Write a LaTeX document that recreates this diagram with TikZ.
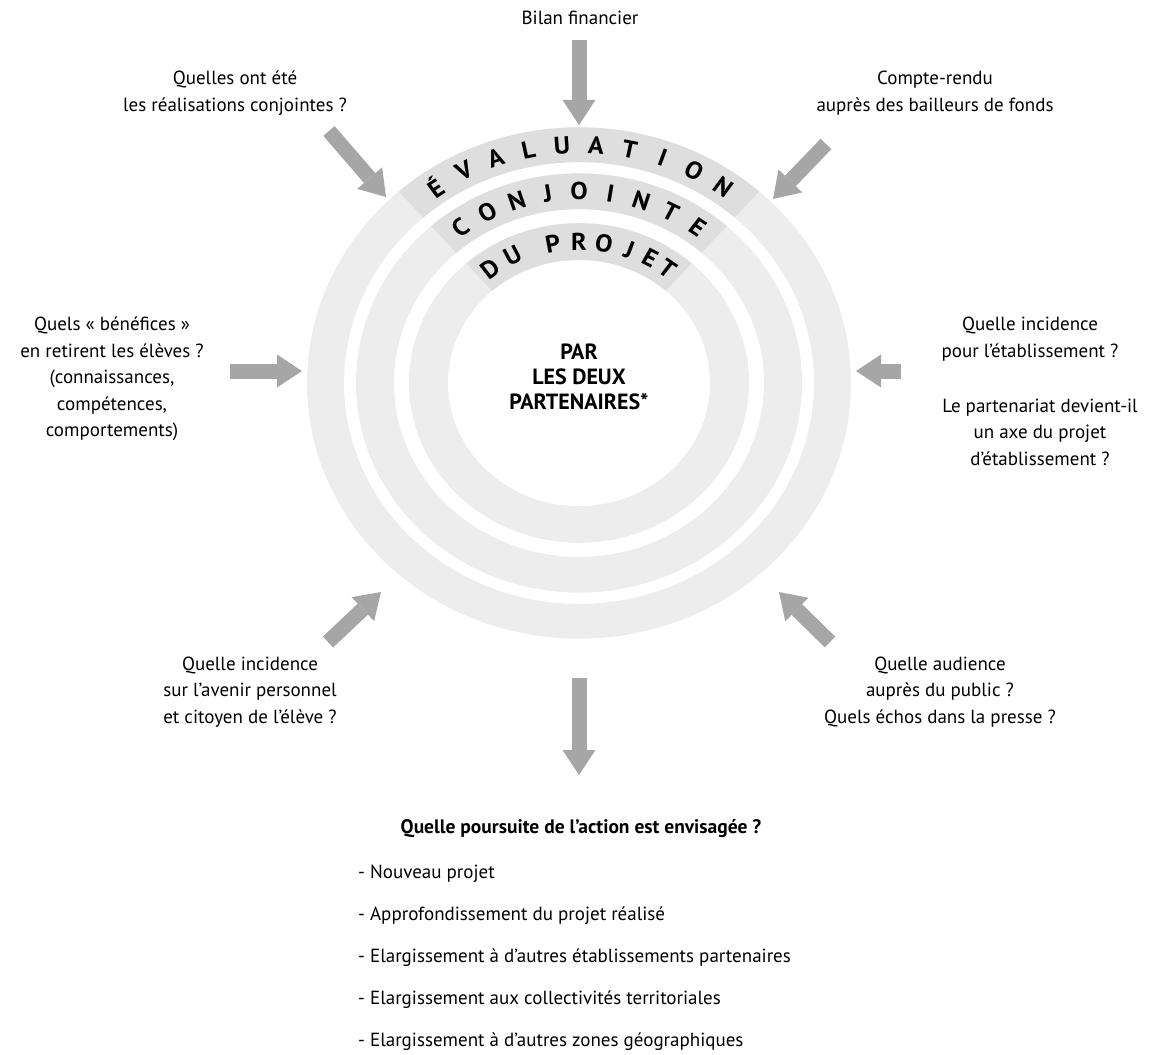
\documentclass[tikz,border=0pt]{standalone}
\usepackage{fontspec}
\setmainfont{PT Sans}
\usepackage{tikz}
\usetikzlibrary{arrows.meta,positioning,calc}

\definecolor{ringgray}{RGB}{237,237,237}
\definecolor{bandgray}{RGB}{222,222,222}
\definecolor{arrowgray}{RGB}{166,166,166}

\begin{document}
\begin{tikzpicture}[
  x=1pt, y=1pt,
  every node/.style={font=\fontsize{19}{26.5}\selectfont},
  question/.style={align=center, inner sep=0pt},
  arcletter/.style={font=\fontsize{26}{26}\selectfont\bfseries, inner sep=0pt},
  fatarrow/.style={arrowgray, line width=15pt,
                   -{Triangle[length=25pt 0 0, width=33pt 0 0, line width=0pt 0 0]}},
]
\useasboundingbox (0,0) rectangle (1161,-1054);
% centre of the rings
\coordinate (ctr) at (579,-383);
% rings (a little flatter than round)
\begin{scope}[shift={(ctr)}, yscale=0.94, transform shape]
  \fill[ringgray, even odd rule] (0,0) circle (272pt) (0,0) circle (235pt);
  \fill[ringgray, even odd rule] (0,0) circle (223pt) (0,0) circle (185pt);
  \fill[ringgray, even odd rule] (0,0) circle (170pt) (0,0) circle (131pt);
  % darker bands under the titles
  \foreach \rin/\rout in {235/272, 185/223, 131/170}
    \fill[bandgray] (48.5:\rin pt) arc (48.5:131.5:\rin pt)
       -- (131.5:\rout pt) arc (131.5:48.5:\rout pt) -- cycle;
  % letters along the rings
  \foreach \ch [count=\i] in {É,V,A,L,U,A,T,I,O,N}
    \node[arcletter, rotate={(5.5-\i)*7.7}] at ({90+(5.5-\i)*7.7}:253.5pt) {\ch};
  \foreach \ch [count=\i] in {C,O,N,J,O,I,N,T,E}
    \node[arcletter, rotate={(5-\i)*8.9}] at ({90+(5-\i)*8.9}:204pt) {\ch};
  \foreach \ch/\a in {D/126.2, U/116.2, P/100, R/90, O/80.4, J/70.5, E/61.8, T/54}
    \node[arcletter, rotate=\a-90] at (\a:150.5pt) {\ch};
\end{scope}
% centre text
\node[question, font=\fontsize{22}{25}\selectfont\bfseries] (who) at (579,-377)
  {PAR\\LES DEUX\\PARTENAIRES*};

% questions round the rings
\node[question] (bilan) at (580,-18) {Bilan financier};
\node[question] (realis) at (235,-93) {Quelles ont été\\les réalisations conjointes ?};
\node[question] (compte) at (935,-93) {Compte-rendu\\auprès des bailleurs de fonds};
\node[question] (benef) at (112,-379)
  {Quels « bénéfices »\\en retirent les élèves ?\\(connaissances,\\compétences,\\comportements)};
\node[question] (etab) at (1030,-339) {Quelle incidence\\pour l’établissement ?};
\node[question] (axe) at (1040,-432) {Le partenariat devient-il\\un axe du projet\\d’établissement ?};
\node[question] (avenir) at (250,-692)
  {Quelle incidence\\sur l’avenir personnel\\et citoyen de l’élève ?};
\node[question] (audience) at (940,-692)
  {Quelle audience\\auprès du public ?\\Quels échos dans la presse ?};

% follow-up
\node[question, font=\fontsize{19.5}{26.5}\selectfont\bfseries] (suite) at (581,-829)
  {Quelle poursuite de l’action est envisagée ?};
\node[align=left, inner sep=0pt, anchor=north west,
      font=\fontsize{19}{42}\selectfont] (pistes) at (358,-865)
  {- Nouveau projet\\
   - Approfondissement du projet réalisé\\
   - Elargissement à d’autres établissements partenaires\\
   - Elargissement aux collectivités territoriales\\
   - Elargissement à d’autres zones géographiques};

% arrow ends
\coordinate (n-tail) at (579,-40);   \coordinate (n-tip) at (579,-125);
\coordinate (nw-tail) at (329,-131); \coordinate (nw-tip) at (386,-197);
\coordinate (ne-tail) at (826,-144); \coordinate (ne-tip) at (773,-199);
\coordinate (w-tail) at (230,-371);  \coordinate (w-tip) at (302,-371);
\coordinate (e-tail) at (901,-371);  \coordinate (e-tip) at (856,-371);
\coordinate (sw-tail) at (328,-642); \coordinate (sw-tip) at (381,-592);
\coordinate (se-tail) at (830,-642); \coordinate (se-tip) at (779,-592);
\coordinate (s-tail) at (579,-678);  \coordinate (s-tip) at (579,-775);
% arrows
\foreach \d in {n,nw,ne,w,e,sw,se,s}
  \draw[fatarrow] (\d-tail) -- (\d-tip);
\end{tikzpicture}
\end{document}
********************
DIRECTIVE | Pictures excluded, quote all the data above exactly.

ANSWER TO THE TASK |
Write a LaTeX document that recreates this diagram with TikZ.
\documentclass[tikz,border=0pt]{standalone}
\usepackage{fontspec}
\setmainfont{PT Sans}
\usepackage{tikz}
\usetikzlibrary{arrows.meta,positioning,calc}

\definecolor{ringgray}{RGB}{237,237,237}
\definecolor{bandgray}{RGB}{222,222,222}
\definecolor{arrowgray}{RGB}{166,166,166}

\begin{document}
\begin{tikzpicture}[
  x=1pt, y=1pt,
  every node/.style={font=\fontsize{19}{26.5}\selectfont},
  question/.style={align=center, inner sep=0pt},
  arcletter/.style={font=\fontsize{26}{26}\selectfont\bfseries, inner sep=0pt},
  fatarrow/.style={arrowgray, line width=15pt,
                   -{Triangle[length=25pt 0 0, width=33pt 0 0, line width=0pt 0 0]}},
]
\useasboundingbox (0,0) rectangle (1161,-1054);
% centre of the rings
\coordinate (ctr) at (579,-383);
% rings (a little flatter than round)
\begin{scope}[shift={(ctr)}, yscale=0.94, transform shape]
  \fill[ringgray, even odd rule] (0,0) circle (272pt) (0,0) circle (235pt);
  \fill[ringgray, even odd rule] (0,0) circle (223pt) (0,0) circle (185pt);
  \fill[ringgray, even odd rule] (0,0) circle (170pt) (0,0) circle (131pt);
  % darker bands under the titles
  \foreach \rin/\rout in {235/272, 185/223, 131/170}
    \fill[bandgray] (48.5:\rin pt) arc (48.5:131.5:\rin pt)
       -- (131.5:\rout pt) arc (131.5:48.5:\rout pt) -- cycle;
  % letters along the rings
  \foreach \ch [count=\i] in {É,V,A,L,U,A,T,I,O,N}
    \node[arcletter, rotate={(5.5-\i)*7.7}] at ({90+(5.5-\i)*7.7}:253.5pt) {\ch};
  \foreach \ch [count=\i] in {C,O,N,J,O,I,N,T,E}
    \node[arcletter, rotate={(5-\i)*8.9}] at ({90+(5-\i)*8.9}:204pt) {\ch};
  \foreach \ch/\a in {D/126.2, U/116.2, P/100, R/90, O/80.4, J/70.5, E/61.8, T/54}
    \node[arcletter, rotate=\a-90] at (\a:150.5pt) {\ch};
\end{scope}
% centre text
\node[question, font=\fontsize{22}{25}\selectfont\bfseries] (who) at (579,-377)
  {PAR\\LES DEUX\\PARTENAIRES*};

% questions round the rings
\node[question] (bilan) at (580,-18) {Bilan financier};
\node[question] (realis) at (235,-93) {Quelles ont été\\les réalisations conjointes ?};
\node[question] (compte) at (935,-93) {Compte-rendu\\auprès des bailleurs de fonds};
\node[question] (benef) at (112,-379)
  {Quels « bénéfices »\\en retirent les élèves ?\\(connaissances,\\compétences,\\comportements)};
\node[question] (etab) at (1030,-339) {Quelle incidence\\pour l’établissement ?};
\node[question] (axe) at (1040,-432) {Le partenariat devient-il\\un axe du projet\\d’établissement ?};
\node[question] (avenir) at (250,-692)
  {Quelle incidence\\sur l’avenir personnel\\et citoyen de l’élève ?};
\node[question] (audience) at (940,-692)
  {Quelle audience\\auprès du public ?\\Quels échos dans la presse ?};

% follow-up
\node[question, font=\fontsize{19.5}{26.5}\selectfont\bfseries] (suite) at (581,-829)
  {Quelle poursuite de l’action est envisagée ?};
\node[align=left, inner sep=0pt, anchor=north west,
      font=\fontsize{19}{42}\selectfont] (pistes) at (358,-865)
  {- Nouveau projet\\
   - Approfondissement du projet réalisé\\
   - Elargissement à d’autres établissements partenaires\\
   - Elargissement aux collectivités territoriales\\
   - Elargissement à d’autres zones géographiques};

% arrow ends
\coordinate (n-tail) at (579,-40);   \coordinate (n-tip) at (579,-125);
\coordinate (nw-tail) at (329,-131); \coordinate (nw-tip) at (386,-197);
\coordinate (ne-tail) at (826,-144); \coordinate (ne-tip) at (773,-199);
\coordinate (w-tail) at (230,-371);  \coordinate (w-tip) at (302,-371);
\coordinate (e-tail) at (901,-371);  \coordinate (e-tip) at (856,-371);
\coordinate (sw-tail) at (328,-642); \coordinate (sw-tip) at (381,-592);
\coordinate (se-tail) at (830,-642); \coordinate (se-tip) at (779,-592);
\coordinate (s-tail) at (579,-678);  \coordinate (s-tip) at (579,-775);
% arrows
\foreach \d in {n,nw,ne,w,e,sw,se,s}
  \draw[fatarrow] (\d-tail) -- (\d-tip);
\end{tikzpicture}
\end{document}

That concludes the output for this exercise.